O Advento é pois um período de introversão e de preparação para o nascimento da luz interior, representada pelo solstício de inverno. É também a época do ano em que damos graças pelos bens terrenos e materiais. Por isso damos ofertas, sinais de frutificação. Durante o período do Advento temos mais consciência dos menos afortunados e dos carentes. Percebemos melhor a dor e o sofrimento no mundo. Teremos pois de estar também mais abertos ao maravilhoso trabalho da obra divina da redenção e de como podemos cooperar nela. O Livro de Sophia descreve esta obra de redenção na simplicidade maravilhosa, não como uma projeção externa, mas como um mistério interior.


"Ajudai todos os que de vós de aproximam: os que ouvem as vossas palavras e que acreditam na mensagem que ensinais e que se são dignos dos Mistérios da Luz. A esses comunicareis os mistérios sem nada lhes esconderdes. Sabei que aquele que acendendo a chama da vida numa única alma ajudando a libertá-la, somará à sua própria luz a glória da alma que libertou."
O dom mais precioso que possuímos e que devemos ofertar são então os mistérios da luz, não como uma forma de evangelismo ou de contacto porta a porta, mas pelo exemplo. Então os que procuram os mistérios virão até nós.

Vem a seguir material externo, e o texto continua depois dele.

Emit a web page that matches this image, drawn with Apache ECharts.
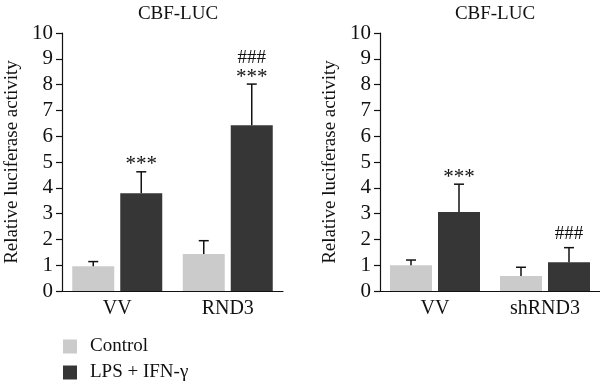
<!DOCTYPE html>
<html><head><meta charset="utf-8">
<script src="https://cdn.jsdelivr.net/npm/echarts@6/dist/echarts.min.js"></script>
<style>html,body{margin:0;padding:0;background:#fff}#c{width:600px;height:386px}</style>
</head><body><div id="c"></div>
<script>
const titleText = 'CBF-LUC';
const yName = 'Relative luciferase activity';
const seriesNames = ['Control', 'LPS + IFN-\u03b3'];
const yTicks = [0,1,2,3,4,5,6,7,8,9,10];

const catsA = ['VV', 'RND3'];
const ctrlA = [0.96, 1.43];
const ctrlErrA = [1.14, 1.95];
const lpsA = [3.79, 6.42];
const lpsErrA = [4.62, 8.02];
const ctrlSigA = [[], []];
const lpsSigA = [['***'], ['***', '###']];

const catsB = ['VV', 'shRND3'];
const ctrlB = [1.00, 0.58];
const ctrlErrB = [1.20, 0.92];
const lpsB = [3.06, 1.11];
const lpsErrB = [4.14, 1.68];
const ctrlSigB = [[], []];
const lpsSigB = [['***'], ['###']];

const COL = ['#cbcbcb', '#363636'];
const FONT = 'Liberation Serif';
const BW = 42, GAP = 6;

function errSeries(idx, cats, vals, errs, sigs, side, name) {
  return {
    type: 'custom', xAxisIndex: idx, yAxisIndex: idx, name: name, z: 5,
    data: cats.map((c, i) => [i, vals[i], errs[i]]),
    renderItem: function (params, api) {
      const i = api.value(0);
      const off = side * (BW / 2 + GAP / 2);
      const p0 = api.coord([i, api.value(1)]);
      const p1 = api.coord([i, api.value(2)]);
      const x = p0[0] + off;
      const children = [
        {type: 'line', shape: {x1: x, y1: p0[1], x2: x, y2: p1[1]}, style: {stroke: '#111', lineWidth: 1.5}},
        {type: 'line', shape: {x1: x - 5, y1: p1[1], x2: x + 5, y2: p1[1]}, style: {stroke: '#111', lineWidth: 1.5}}
      ];
      (sigs[i] || []).forEach((s, k) => {
        const star = s.indexOf('*') >= 0;
        const bottom = k === 0 ? (star ? p1[1] + 1 : p1[1] - 6) : p1[1] - 18;
        children.push({type: 'text', style: {text: s, x: x, y: bottom, align: 'center', verticalAlign: 'bottom',
          font: (star ? 21 : 19) + 'px "' + FONT + '"', fill: '#111', lineHeight: 16}});
      });
      return {type: 'group', children: children};
    }
  };
}

function axisPair(idx, cats) {
  return {
    x: {type: 'category', gridIndex: idx, data: cats,
      axisLine: {lineStyle: {color: '#111', width: 1.2}}, axisTick: {show: false},
      axisLabel: {color: '#111', fontFamily: FONT, fontSize: 20, margin: 8}},
    y: {type: 'value', gridIndex: idx, min: 0, max: 10, interval: 1,
      name: yName, nameLocation: 'middle', nameGap: 40, nameRotate: 90,
      nameTextStyle: {color: '#111', fontFamily: FONT, fontSize: 19},
      axisLine: {show: true, lineStyle: {color: '#111', width: 1.2}},
      axisTick: {show: true, length: 6, lineStyle: {color: '#111', width: 1.2}},
      splitLine: {show: false},
      axisLabel: {color: '#111', fontFamily: FONT, fontSize: 21, margin: 9,
        formatter: v => yTicks.includes(v) ? String(v) : ''}}
  };
}
const A = axisPair(0, catsA), B = axisPair(1, catsB);

function legendFor(name, top) {
  return {orient: 'vertical', left: 63, top: top, itemWidth: 14, itemHeight: 14,
    icon: 'rect', data: [name], padding: 0,
    textStyle: {fontFamily: FONT, fontSize: 19, color: '#111', padding: [0, 0, 0, 8]}};
}

const chart = echarts.init(document.getElementById('c'));
chart.setOption({
  animation: false,
  title: [
    {text: titleText, left: 173, top: 0, textAlign: 'center', textStyle: {fontFamily: FONT, fontSize: 19, fontWeight: 'normal', color: '#111'}},
    {text: titleText, left: 490, top: 0, textAlign: 'center', textStyle: {fontFamily: FONT, fontSize: 19, fontWeight: 'normal', color: '#111'}}
  ],
  legend: [legendFor(seriesNames[0], 337), legendFor(seriesNames[1], 363)],
  grid: [
    {left: 62, width: 221, top: 33, height: 258},
    {left: 380, width: 220, top: 33, height: 258}
  ],
  xAxis: [A.x, B.x],
  yAxis: [A.y, B.y],
  series: [
    {type: 'bar', name: seriesNames[0], xAxisIndex: 0, yAxisIndex: 0, data: ctrlA, barWidth: BW, barGap: (GAP / BW * 100) + '%', itemStyle: {color: COL[0]}},
    {type: 'bar', name: seriesNames[1], xAxisIndex: 0, yAxisIndex: 0, data: lpsA, barWidth: BW, barGap: (GAP / BW * 100) + '%', itemStyle: {color: COL[1]}},
    {type: 'bar', name: seriesNames[0], xAxisIndex: 1, yAxisIndex: 1, data: ctrlB, barWidth: BW, barGap: (GAP / BW * 100) + '%', itemStyle: {color: COL[0]}},
    {type: 'bar', name: seriesNames[1], xAxisIndex: 1, yAxisIndex: 1, data: lpsB, barWidth: BW, barGap: (GAP / BW * 100) + '%', itemStyle: {color: COL[1]}},
    errSeries(0, catsA, ctrlA, ctrlErrA, ctrlSigA, -1, 'errA0'),
    errSeries(0, catsA, lpsA, lpsErrA, lpsSigA, 1, 'errA1'),
    errSeries(1, catsB, ctrlB, ctrlErrB, ctrlSigB, -1, 'errB0'),
    errSeries(1, catsB, lpsB, lpsErrB, lpsSigB, 1, 'errB1')
  ]
});
</script></body></html>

Um a um, poder-nos-emos ir despertando, então a dor e o sofrimento no mundo poderão ser transformados. Progressivamente

A penitência desta época, é pois interior e pessoal. Longe de pontos morais prescritos, devemos olhar para dentro de nós de forma a conscientemente podermos perdoar-nos e ajudar-nos. Só assim poderemos ajudar e perdoar os outros. Reparar a nossa ligação com o divino através do ano que vai começar: Eis o nosso trabalho! Deixemos que a nossa própria luz se manifeste à imagem daquele que veio trazer a verdade.